Smiling woman working from home

Five years after the COVID-19 pandemic disrupted office life, American workplaces are settling into a new rhythm. Employees in remote-friendly jobs now spend an average of 2.3 days each week working from home, a research team that tracks remote employment has found. And when you look at all workers, they’re working remotely 1.4 days a week, or 28% of the time.

That’s a huge change from 2019, when remote work accounted for only 7% of the nation’s paid workdays, even if it’s down from the height of the pandemic in 2020. And it’s a giant leap from 1965, the dawn of telework. At that time, fewer than 0.5% of all paid workdays were out of the office, according to the Bureau of Labor Statistics.

As management professors who study remote work and collaboration, Radostina Purvanova and Alanah Mitchell learned a lot about remote work’s challenges and its often-underappreciated advantages. In analyzing the latest data, they’ve observed that employers and employees are still trying to strike the balance between working from home and at the office.

Hybrid work is on the rise

Employers swiftly made the jump to remote work in 2020. Zoom became commonplace overnight.

Five years later, many employers, including JPMorgan, TikTok, Amazon and the federal government, are rejecting remote work, demanding that employees return to the office full time.

But these examples are not the norm.

According to Flex Index, which tracks the workplace strategies of over 10,000 U.S. companies quarterly, fully in-office work is on the decline. At the start of 2023, 49% of employers insisted that their staff report to the office daily. That percentage fell to 32% at the end of 2024.

Companies are also retreating from remote-only work. While 31% of employers were fully remote in 2023, only 25% had remained fully remote at the end of 2024.

Instead, companies are increasingly turning to hybrid arrangements. About 20% of professional workplaces were hybrid at the start of 2023. Just two years later, hybrid’s share had risen to 43%.
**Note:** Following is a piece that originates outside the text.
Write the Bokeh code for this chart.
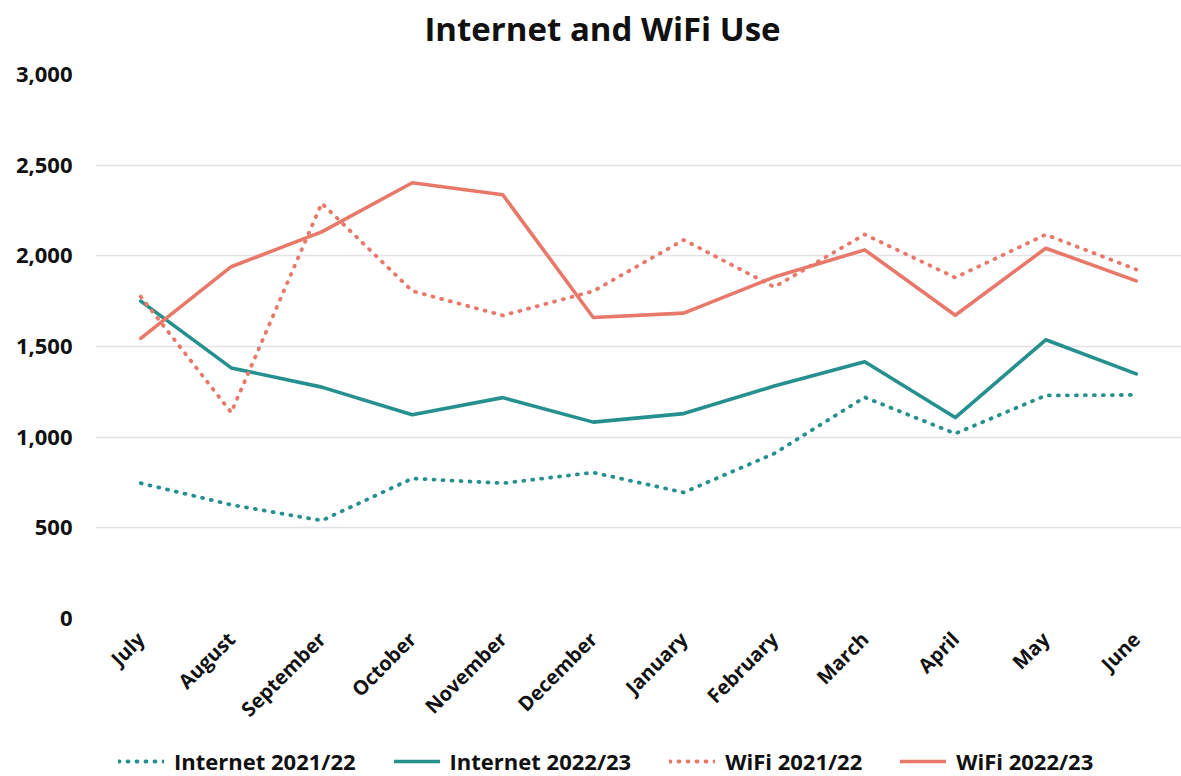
from math import pi

from bokeh.embed import file_html
from bokeh.layouts import column
from bokeh.models import (ColumnDataSource, Legend, LegendItem, NumeralTickFormatter,
                          FixedTicker, Range1d, Label)
from bokeh.plotting import figure
from bokeh.resources import INLINE

# Monthly counts, financial year July–June
months = ["July", "August", "September", "October", "November", "December",
          "January", "February", "March", "April", "May", "June"]
internet_2122 = [746, 627, 540, 772, 746, 805, 695, 910, 1220, 1020, 1230, 1233]
internet_2223 = [1750, 1382, 1276, 1124, 1218, 1083, 1130, 1282, 1416, 1108, 1537, 1349]
wifi_2122 = [1775, 1136, 2290, 1806, 1671, 1805, 2088, 1828, 2118, 1880, 2117, 1925]
wifi_2223 = [1545, 1940, 2132, 2403, 2337, 1660, 1684, 1883, 2033, 1672, 2042, 1862]
y_ticks = [0, 500, 1000, 1500, 2000, 2500, 3000]
series_labels = ["Internet 2021/22", "Internet 2022/23", "WiFi 2021/22", "WiFi 2022/23"]
chart_title = "Internet and WiFi Use"

TEAL = "#25908e"
SALMON = "#e8796a"
FONT = "Open Sans"
INK = "#111111"
W = 1181
LEFT = 95  # left border of the chart; the column aligns every strip's frame to it

source = ColumnDataSource(dict(
    month=months,
    internet_2122=internet_2122,
    internet_2223=internet_2223,
    wifi_2122=wifi_2122,
    wifi_2223=wifi_2223,
))

dot = dict(line_width=3.8, line_dash="1 8", line_cap="round", line_join="round")
solid = dict(line_width=3.6, line_cap="round", line_join="round")
styles = [(TEAL, dot), (TEAL, solid), (SALMON, dot), (SALMON, solid)]
columns = ["internet_2122", "internet_2223", "wifi_2122", "wifi_2223"]


def bare(fig):
    fig.grid.grid_line_color = None
    fig.outline_line_color = None
    fig.background_fill_color = "white"
    fig.border_fill_color = "white"


# --- title strip (x range in page pixels across the aligned frame) ---
head = figure(width=W, height=56, x_range=Range1d(LEFT, W), y_range=Range1d(0, 56),
              x_axis_location=None, y_axis_location=None,
              output_backend="svg", toolbar_location=None,
              min_border_left=LEFT, min_border_right=0, min_border_top=0, min_border_bottom=0)
bare(head)
head.add_layout(Label(
    x=602, y=28, text=chart_title, text_align="center", text_baseline="middle",
    text_font=FONT, text_font_size="33px", text_font_style="bold", text_color=INK,
))

# --- main chart ---
p = figure(
    width=W, height=680,
    x_range=months,
    y_range=Range1d(0, 3000),
    output_backend="svg",
    toolbar_location=None,
    min_border_left=LEFT, min_border_right=0, min_border_top=18, min_border_bottom=118,
)
p.outline_line_color = None
p.background_fill_color = "white"
p.border_fill_color = "white"

p.xaxis.axis_line_color = None
p.yaxis.axis_line_color = None
p.xaxis.major_tick_line_color = None
p.yaxis.major_tick_line_color = None
p.xaxis.minor_tick_line_color = None
p.yaxis.minor_tick_line_color = None
p.xaxis.major_tick_out = 0
p.yaxis.major_tick_out = 0
p.xaxis.major_label_orientation = pi / 4
p.xaxis.major_label_standoff = 17
p.yaxis.major_label_standoff = 23
p.yaxis.ticker = FixedTicker(ticks=y_ticks)
p.yaxis.formatter = NumeralTickFormatter(format="0,0")
for ax in (p.xaxis, p.yaxis):
    ax.major_label_text_font = FONT
    ax.major_label_text_font_style = "bold"
    ax.major_label_text_color = INK
p.yaxis.major_label_text_font_size = "22px"
p.xaxis.major_label_text_font_size = "20px"

p.xgrid.grid_line_color = None
p.ygrid.grid_line_color = "#e2e2e8"
p.ygrid.grid_line_width = 1.5

for col, (color, style) in zip(columns, styles):
    p.line("month", col, source=source, line_color=color, **style)

# --- legend strip: same series, drawn outside its visible range so only the key shows ---
key = figure(width=W, height=40, x_range=months, y_range=Range1d(10000, 10001),
             x_axis_location=None, y_axis_location=None,
             output_backend="svg", toolbar_location=None,
             min_border_left=LEFT, min_border_right=0, min_border_top=0, min_border_bottom=0)
bare(key)
key_renderers = [key.line("month", col, source=source, line_color=color, **style)
                 for col, (color, style) in zip(columns, styles)]

legend = Legend(
    items=[LegendItem(label=lab, renderers=[r]) for lab, r in zip(series_labels, key_renderers)],
    orientation="horizontal",
    location=(118 - LEFT, 0),
    glyph_width=46,
    glyph_height=18,
    label_standoff=10,
    spacing=38,
    label_text_font=FONT,
    label_text_font_size="22px",
    label_text_font_style="bold",
    label_text_color=INK,
    border_line_color=None,
    background_fill_alpha=0,
    padding=0,
    margin=0,
)
key.add_layout(legend, "center")

layout = column(head, p, key, spacing=0)
open("out.html", "w").write(file_html(layout, INLINE))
Some industries are more remote than others

The technology, insurance, telecommunications, professional services, and media and entertainment industries are among the biggest adopters of long-term remote and hybrid arrangements.

The states where remote and hybrid work are the most popular are Massachusetts, Washington, Oregon, Colorado, and California. The states where it’s the least popular are Kentucky, Louisiana, Nevada, Nebraska, and Alaska. Some of these regional differences are due to where remote-friendly industries like technology and insurance are concentrated.
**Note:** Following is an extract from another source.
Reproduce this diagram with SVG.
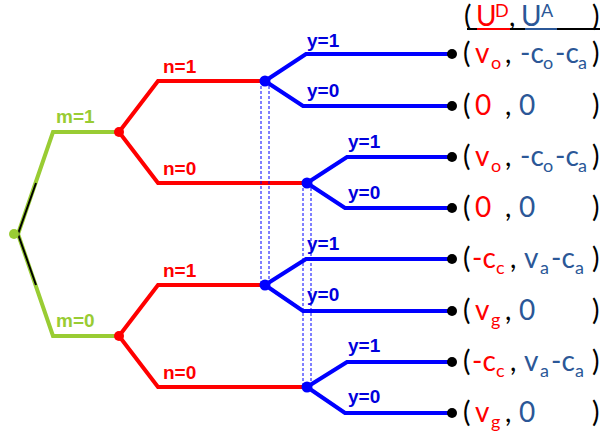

Businesses with 500 or fewer employees are the most likely to embrace remote work. Midsize employers, with 500 to 25,000 employees, are equally split across fully in-office, remote, and hybrid strategies. Very large employers, which have 25,000 employees or more, are the most likely to adopt hybrid work.
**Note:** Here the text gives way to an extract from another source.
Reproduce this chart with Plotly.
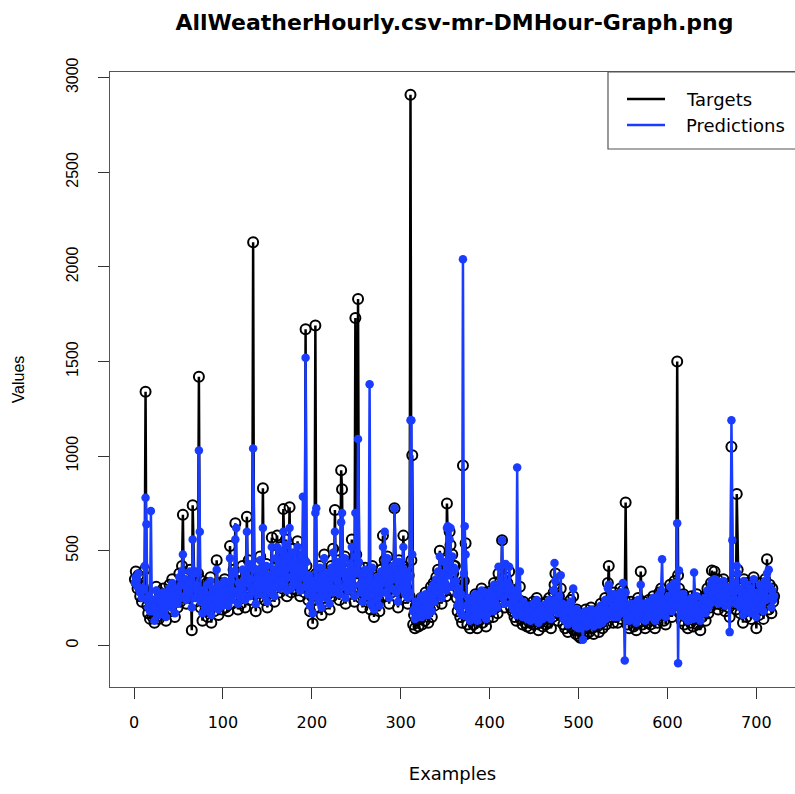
import plotly.graph_objects as go

# Hourly weather model: observed targets vs. model predictions, per example
targets = [
    350, 390, 330, 300, 370, 320, 260, 290, 230, 310, 270, 400, 1340, 280, 210, 170, 240, 140, 270, 190,
    150, 260, 120, 200, 310, 180, 230, 140, 280, 210, 170, 250, 300, 160, 220, 130, 270, 190, 240, 320,
    260, 180, 350, 220, 290, 150, 240, 310, 200, 270, 380, 230, 330, 420, 690, 300, 250, 360, 220, 280,
    330, 250, 400, 310, 80, 740, 360, 290, 230, 310, 270, 380, 1420, 350, 200, 260, 130, 300, 240, 180,
    220, 330, 150, 270, 200, 360, 120, 250, 310, 180, 240, 290, 450, 210, 160, 270, 330, 230, 190, 300,
    260, 350, 200, 310, 240, 180, 290, 525, 330, 220, 280, 400, 350, 645, 300, 250, 190, 340, 280, 220,
    310, 420, 260, 350, 200, 380, 680, 300, 450, 240, 360, 280, 400, 2130, 350, 270, 180, 310, 420, 250,
    330, 470, 280, 390, 830, 300, 240, 360, 430, 200, 310, 380, 260, 340, 570, 290, 410, 230, 350, 480,
    580, 320, 450, 280, 520, 390, 300, 720, 430, 350, 560, 260, 400, 480, 730, 340, 280, 420, 510, 300,
    380, 460, 290, 550, 340, 420, 260, 500, 370, 450, 330, 280, 1670, 420, 300, 240, 360, 180, 310, 260,
    115, 330, 240, 1690, 380, 280, 350, 200, 420, 290, 160, 370, 250, 480, 310, 220, 390, 270, 340, 190,
    300, 420, 260, 510, 350, 715, 280, 400, 330, 450, 240, 380, 925, 825, 350, 290, 470, 220, 360, 300,
    380, 270, 440, 320, 560, 290, 400, 230, 1730, 480, 350, 1830, 420, 300, 250, 380, 200, 330, 270, 410,
    300, 230, 380, 260, 340, 190, 290, 420, 250, 150, 330, 270, 210, 360, 240, 180, 310, 400, 260, 580,
    320, 450, 260, 390, 470, 300, 220, 410, 350, 280, 430, 330, 725, 380, 260, 340, 200, 450, 310, 370,
    290, 420, 580, 340, 250, 400, 300, 220, 370, 260, 2910, 450, 1005, 110, 160, 90, 210, 130, 180, 100,
    200, 140, 250, 110, 180, 230, 130, 280, 170, 220, 120, 260, 190, 310, 150, 240, 330, 210, 280, 360,
    290, 400, 250, 500, 330, 220, 380, 280, 450, 310, 260, 750, 420, 350, 600, 530, 290, 480, 380, 420,
    420, 330, 250, 180, 290, 210, 150, 260, 120, 950, 340, 230, 540, 180, 110, 240, 160, 90, 200, 140,
    230, 110, 180, 270, 150, 90, 210, 130, 250, 170, 300, 120, 200, 160, 280, 100, 220, 140, 190, 260,
    180, 290, 220, 150, 330, 240, 200, 310, 170, 380, 260, 340, 290, 555, 230, 310, 200, 360, 270, 330,
    260, 390, 300, 200, 250, 180, 290, 150, 220, 130, 200, 170, 240, 310, 140, 190, 110, 230, 160, 120,
    180, 100, 150, 210, 120, 90, 170, 140, 230, 110, 160, 200, 250, 130, 80, 180, 120, 150, 220, 100,
    140, 190, 110, 230, 160, 120, 250, 180, 90, 210, 150, 280, 320, 380, 220, 170, 130, 260, 190, 300,
    160, 220, 110, 180, 90, 140, 200, 70, 150, 120, 240, 100, 170, 260, 80, 130, 60, 190, 110, 50,
    120, 40, 160, 80, 50, 140, 90, 190, 60, 110, 170, 70, 130, 200, 90, 150, 60, 180, 110, 140,
    100, 180, 70, 150, 220, 120, 90, 200, 140, 250, 110, 170, 330, 420, 230, 150, 260, 190, 120, 280,
    200, 150, 260, 120, 230, 170, 300, 140, 210, 290, 180, 240, 755, 160, 110, 200, 90, 170, 230, 130,
    190, 100, 220, 150, 80, 180, 250, 120, 200, 390, 160, 110, 230, 140, 90, 210, 170, 120, 240, 150,
    110, 200, 140, 260, 170, 90, 230, 150, 120, 210, 280, 160, 300, 250, 190, 130, 240, 110, 180, 220,
    260, 180, 320, 210, 150, 280, 230, 340, 190, 250, 1500, 370, 300, 170, 240, 130, 200, 270, 110, 190,
    150, 240, 90, 180, 210, 120, 260, 160, 100, 230, 190, 140, 270, 110, 200, 170, 80, 220, 150, 250,
    180, 260, 130, 220, 300, 170, 240, 200, 330, 395, 260, 310, 390, 280, 220, 350, 190, 270, 320, 240,
    300, 210, 350, 260, 180, 320, 240, 280, 200, 150, 330, 1050, 300, 260, 220, 340, 190, 800, 400, 280,
    230, 170, 310, 260, 120, 350, 200, 280, 150, 330, 240, 190, 300, 140, 270, 220, 360, 180, 250, 90,
    210, 280, 160, 330, 240, 190, 300, 140, 260, 350, 220, 455, 280, 190, 320, 240, 170, 300, 230, 260,
]

predictions = [
    330, 360, 350, 310, 380, 300, 280, 300, 250, 290, 300, 420, 780, 640, 240, 200, 260, 180, 710, 220,
    180, 240, 130, 210, 290, 200, 240, 160, 260, 230, 190, 260, 280, 180, 240, 150, 260, 210, 250, 300,
    250, 200, 330, 240, 280, 170, 250, 300, 220, 270, 360, 250, 320, 390, 480, 320, 260, 350, 240, 290,
    320, 270, 390, 330, 200, 560, 380, 300, 250, 320, 290, 390, 1030, 600, 230, 270, 170, 290, 250, 200,
    240, 320, 180, 260, 220, 340, 160, 260, 300, 200, 250, 300, 400, 230, 190, 280, 320, 250, 210, 310,
    270, 340, 230, 300, 260, 210, 300, 460, 340, 240, 290, 390, 380, 560, 620, 270, 220, 330, 290, 250,
    320, 400, 280, 340, 240, 370, 600, 330, 430, 260, 350, 300, 420, 1040, 400, 290, 220, 320, 400, 270,
    340, 450, 300, 380, 620, 330, 260, 350, 420, 230, 320, 370, 280, 350, 520, 310, 400, 260, 360, 460,
    520, 340, 440, 300, 500, 400, 320, 600, 440, 360, 530, 290, 410, 470, 620, 360, 300, 430, 490, 330,
    390, 450, 320, 520, 360, 420, 290, 480, 380, 785, 360, 310, 1520, 440, 320, 270, 370, 210, 320, 280,
    170, 340, 260, 700, 725, 300, 360, 230, 410, 300, 200, 370, 270, 460, 320, 250, 380, 290, 340, 220,
    310, 410, 280, 490, 360, 600, 300, 400, 340, 440, 270, 390, 650, 700, 380, 310, 460, 250, 360, 320,
    390, 290, 430, 340, 520, 310, 400, 260, 700, 470, 380, 1090, 440, 320, 280, 380, 230, 340, 290, 400,
    310, 260, 380, 280, 1380, 220, 300, 410, 270, 190, 330, 290, 240, 360, 260, 210, 320, 390, 280, 520,
    340, 600, 280, 390, 460, 320, 250, 400, 360, 300, 420, 350, 725, 400, 280, 350, 230, 440, 320, 380,
    300, 410, 520, 350, 270, 390, 310, 250, 360, 280, 1190, 1190, 480, 180, 190, 140, 230, 170, 200, 150,
    220, 170, 260, 150, 200, 240, 170, 270, 200, 230, 160, 260, 210, 300, 180, 250, 320, 230, 290, 350,
    300, 390, 270, 470, 340, 250, 380, 300, 440, 330, 290, 620, 630, 370, 560, 620, 310, 470, 390, 410,
    400, 340, 270, 210, 300, 230, 180, 270, 160, 2040, 380, 630, 480, 210, 150, 250, 190, 130, 220, 170,
    240, 150, 200, 270, 180, 130, 220, 160, 250, 190, 290, 160, 210, 190, 280, 140, 230, 170, 210, 260,
    200, 290, 240, 180, 320, 250, 220, 300, 200, 415, 270, 330, 300, 555, 250, 310, 220, 430, 290, 330,
    270, 415, 310, 220, 260, 200, 290, 180, 230, 160, 940, 190, 250, 390, 170, 210, 150, 230, 180, 150,
    190, 140, 170, 210, 150, 130, 180, 160, 220, 140, 170, 200, 240, 160, 120, 190, 150, 170, 210, 140,
    160, 200, 150, 220, 180, 150, 240, 200, 140, 220, 180, 290, 435, 340, 240, 200, 170, 260, 210, 370,
    180, 220, 140, 190, 130, 160, 210, 110, 170, 150, 230, 140, 180, 300, 120, 150, 100, 190, 140, 90,
    140, 90, 170, 110, 30, 150, 120, 180, 100, 130, 170, 110, 150, 190, 120, 160, 100, 180, 140, 150,
    130, 190, 110, 160, 210, 140, 120, 200, 160, 240, 140, 180, 300, 320, 240, 170, 250, 200, 150, 270,
    210, 170, 250, 150, 230, 190, 280, 170, 220, 330, 200, -80, 280, 180, 140, 210, 130, 180, 220, 160,
    200, 140, 220, 170, 120, 190, 240, 150, 210, 320, 180, 140, 220, 160, 130, 210, 180, 150, 230, 170,
    150, 210, 170, 250, 190, 130, 230, 170, 150, 220, 270, 180, 290, 455, 210, 160, 240, 150, 190, 220,
    260, 200, 310, 230, 180, 280, 240, 330, 210, 260, 645, -95, 395, 200, 250, 160, 210, 270, 150, 200,
    170, 240, 130, 190, 210, 150, 250, 180, 140, 385, 200, 160, 260, 150, 210, 180, 130, 220, 170, 240,
    200, 250, 170, 230, 290, 200, 240, 220, 320, 340, 270, 310, 350, 290, 240, 340, 220, 280, 310, 260,
    290, 230, 340, 270, 210, 310, 250, 280, 220, 70, 310, 1190, 555, 280, 240, 330, 220, 420, 380, 290,
    240, 200, 300, 270, 160, 340, 220, 280, 180, 320, 250, 210, 300, 170, 270, 230, 350, 200, 250, 150,
    230, 280, 190, 320, 250, 210, 300, 180, 270, 340, 240, 380, 300, 400, 310, 250, 200, 290, 240, 260,
]

examples = list(range(1, len(targets) + 1))

x_ticks = [0, 100, 200, 300, 400, 500, 600, 700]
y_ticks = [0, 500, 1000, 1500, 2000, 2500, 3000]

BLUE = "#1a3cff"
FONT = "Liberation Sans, Arial, Helvetica, sans-serif"
WIDE = "DejaVu Sans, Verdana, sans-serif"

fig = go.Figure()

fig.add_trace(go.Scatter(
    x=examples, y=targets, mode="lines+markers", name="Targets",
    line=dict(color="black", width=2.5),
    marker=dict(symbol="circle-open", size=10, color="black", line=dict(width=2)),
    showlegend=False,
))
fig.add_trace(go.Scatter(
    x=examples, y=predictions, mode="lines+markers", name="Predictions",
    line=dict(color=BLUE, width=2.5),
    marker=dict(symbol="circle", size=8.5, color=BLUE),
    showlegend=False,
))

# plot area spans x 110..795, y 72..687 in page pixels
L, R, T, B = 110, 795, 72, 687
def px(xp):
    return (xp - L) / (R - L)
def py(yp):
    return (B - yp) / (B - T)

shapes = [
    dict(type="rect", xref="paper", yref="paper", x0=px(608), x1=1.02, y0=py(149), y1=1.0,
         line=dict(color="#555", width=1.2), fillcolor="white", layer="above"),
    dict(type="line", xref="paper", yref="paper", x0=px(627), x1=px(665), y0=py(99), y1=py(99),
         line=dict(color="black", width=2.5), layer="above"),
    dict(type="line", xref="paper", yref="paper", x0=px(627), x1=px(665), y0=py(125), y1=py(125),
         line=dict(color=BLUE, width=2.5), layer="above"),
]
annotations = [
    dict(text="Targets", xref="paper", yref="paper", x=px(684), y=py(99), xanchor="left",
         yanchor="middle", showarrow=False, font=dict(size=18, color="black", family=WIDE)),
    dict(text="Predictions", xref="paper", yref="paper", x=px(684), y=py(125), xanchor="left",
         yanchor="middle", showarrow=False, font=dict(size=18, color="black", family=WIDE)),
]

fig.update_layout(
    width=795, height=794,
    margin=dict(l=L, r=795 - R, t=T, b=794 - B),
    paper_bgcolor="white", plot_bgcolor="white",
    font=dict(family=FONT, color="black", size=16),
    title=dict(text="<b>AllWeatherHourly.csv-mr-DMHour-Graph.png</b>",
               x=(181 + 728) / 2 / 795, xanchor="center", y=1 - 22 / 794, yanchor="middle",
               yref="container", xref="container",
               font=dict(size=22, family=WIDE, color="black")),
    shapes=shapes,
    annotations=annotations,
)

fig.update_xaxes(
    range=[-27, 743.5], tickvals=x_ticks, ticks="outside", ticklen=11, tickwidth=1,
    tickcolor="#333", showline=True, linecolor="#555", linewidth=1.2, mirror=True,
    showgrid=False, zeroline=False, tickfont=dict(size=16, family=WIDE),
    ticklabelstandoff=10,
    title=dict(text="Examples", font=dict(size=18, family=WIDE), standoff=36),
)
fig.update_yaxes(
    range=[-220, 3030], tickvals=y_ticks, ticks="outside", ticklen=11, tickwidth=1,
    tickcolor="#333", showline=True, linecolor="#555", linewidth=1.2, mirror=True,
    showgrid=False, zeroline=False, tickangle=-90, tickfont=dict(size=16),
    ticklabelstandoff=14,
    title=dict(text="Values", font=dict(size=16), standoff=34),
)

fig.write_html("out.html")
These patterns show that remote work tends to be more popular among small employers, and in remote-friendly industries and states, whereas hybrid work has found a home in large companies.

What employees prefer

The remote work story is complicated also because employees have developed different preferences for in-office work, hybrid work, and remote work over the course of the pandemic and since it subsided.

In 2024, roughly 25% of professional employees preferred office work, 35% preferred remote work, and 40% preferred hybrid work, according to research by Zoom. Even recent college graduates express a range of preferences: 15% prefer to work at an office, 20% prefer remote work, and 65% would rather have a hybrid schedule.

However, the ideal balance of office and remote work remains a point of contention. While employees favor three days at home and two in the office, employers prefer the opposite: three days in the office and two working remotely, the Zoom survey found.

Generally, the future of work looks hybrid. But the remote work of the lockdown days – what’s now known as “fully remote” – is also here to stay.

On the fifth anniversary of the COVID-19 lockdown, there’s no one-size-fits-all workplace. And that’s a good thing.